Famous last words.
Accompanied by my friend and one of her Nepali coworkers, I went to a bank to open a banking account -- the first step of the registration process. In order to register for class as a foreign student, you must set up a local banking account, preferably in U.S. dollars, and deposit a fairly significant sum of $3,000. You must maintain this balance only for the registration process.
This requirement seemed a bit funny but not entirely crazy.
No, I soon learned what entirely crazy would be. Entirely crazy would come in the form of the bank representative's response when I told her that I wanted to open an account: "You cannot open an account with a tourist visa."
[Um, excuse me?]
I tried to hide my frustration with the thin smile that I give to anyone who annoys me. "But ma'am, I do not understand the order of events here. I was told that I must have a local bank account in order to register for a class and to obtain a student visa."

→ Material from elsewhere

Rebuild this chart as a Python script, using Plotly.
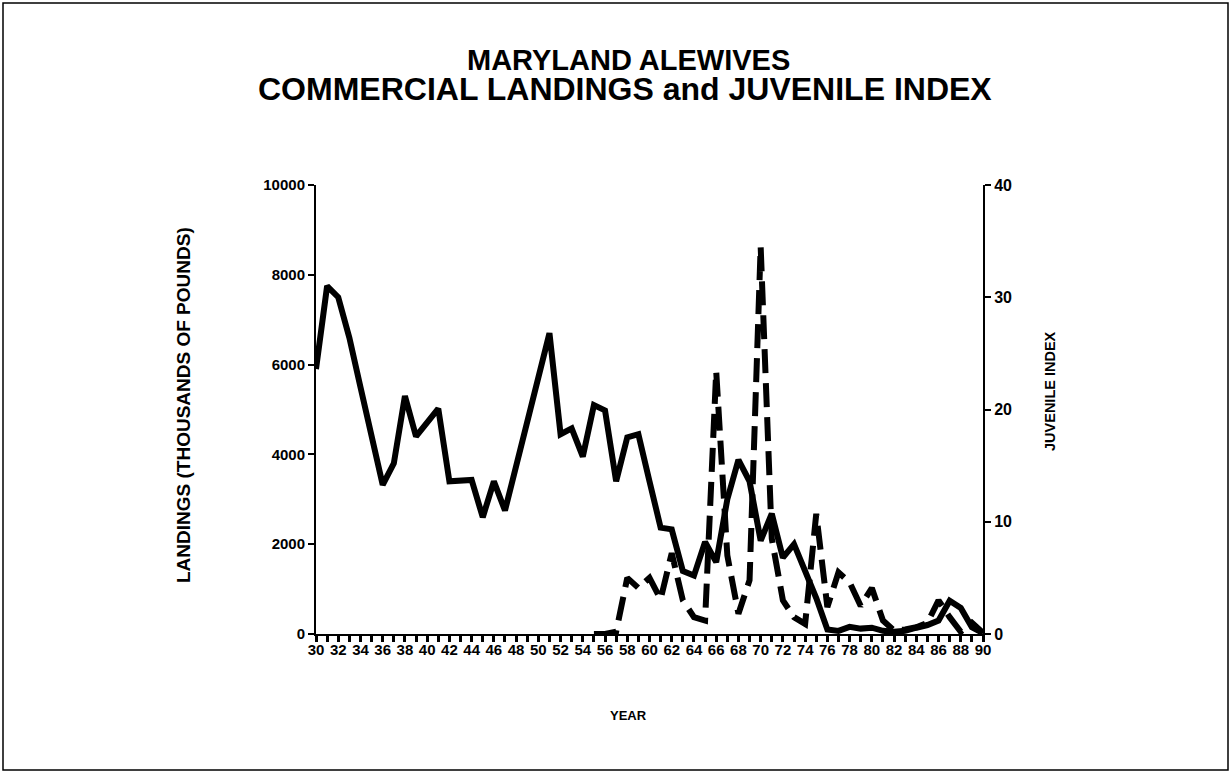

Ten minutes and four bank staffers later, we came to a compromise. It was as if the bank staffers had never encountered this issue before, but clearly they must negotiate said compromise with each and every would-be foreign student. The compromise was this: I could open an account and deposit money, but I could not withdraw any funds until I returned with my student visa in hand.
Okay. At least we were getting somewhere. I sat down on a bench in the crowded bank and began filling out application forms. I had to provide both my father's name and my grandfather's name (but no, Mom, you are not considered important enough to vouch for my identity). Of course, I had to provide the standard information too, like my own name, birth date, phone number, and map of where I live.
[Wait. I have to draw a treasure map to my house?]
Yes. Without a reliable street naming system in Nepal, or -- you know -- addresses, the bank requires account holders to submit a hand-drawn map marking their home. Mine looked something like this:
With my bank account set up and bank statement in hand, I set about to register for class. First, this required a trip to another bank where the campus keeps an account; there -- and only there -- I had to deposit my tuition fee.
"Do you have a deposit slip for the campus?"
"No. Won't any deposit slip do?"
The bank teller looked at me like I was the crazy one. And I was beginning to think that I was.
Eventually I procured the proper deposit slip from the campus itself, paid my tuition, and returned to the campus to register for class.
"What is your caste name, madam?," the registrar asked.
"My last name is Emeott."
"No, your caste name."
[Well. This was a new one. If we are going to be technical, sir, then my "caste" name would be my maiden name. But you already noted that. Twice. When you asked for my father's name and my grandfather's name.]
Deciding not to be difficult, I told him that my caste name is Emeott. Then I paused while I pondered what kind of caste that would be.
Ultimately, registering for class and obtaining a visa letter from the Ministry of Education required five separate trips to the administration office at the campus.
Miraculously, obtaining my actual student visa required only two separate trips to the Immigration Office. I felt spoiled. Lucky. I felt like cheering!
A paper marriage was averted, though I still got myself a caste name. For a visa? -- worth it.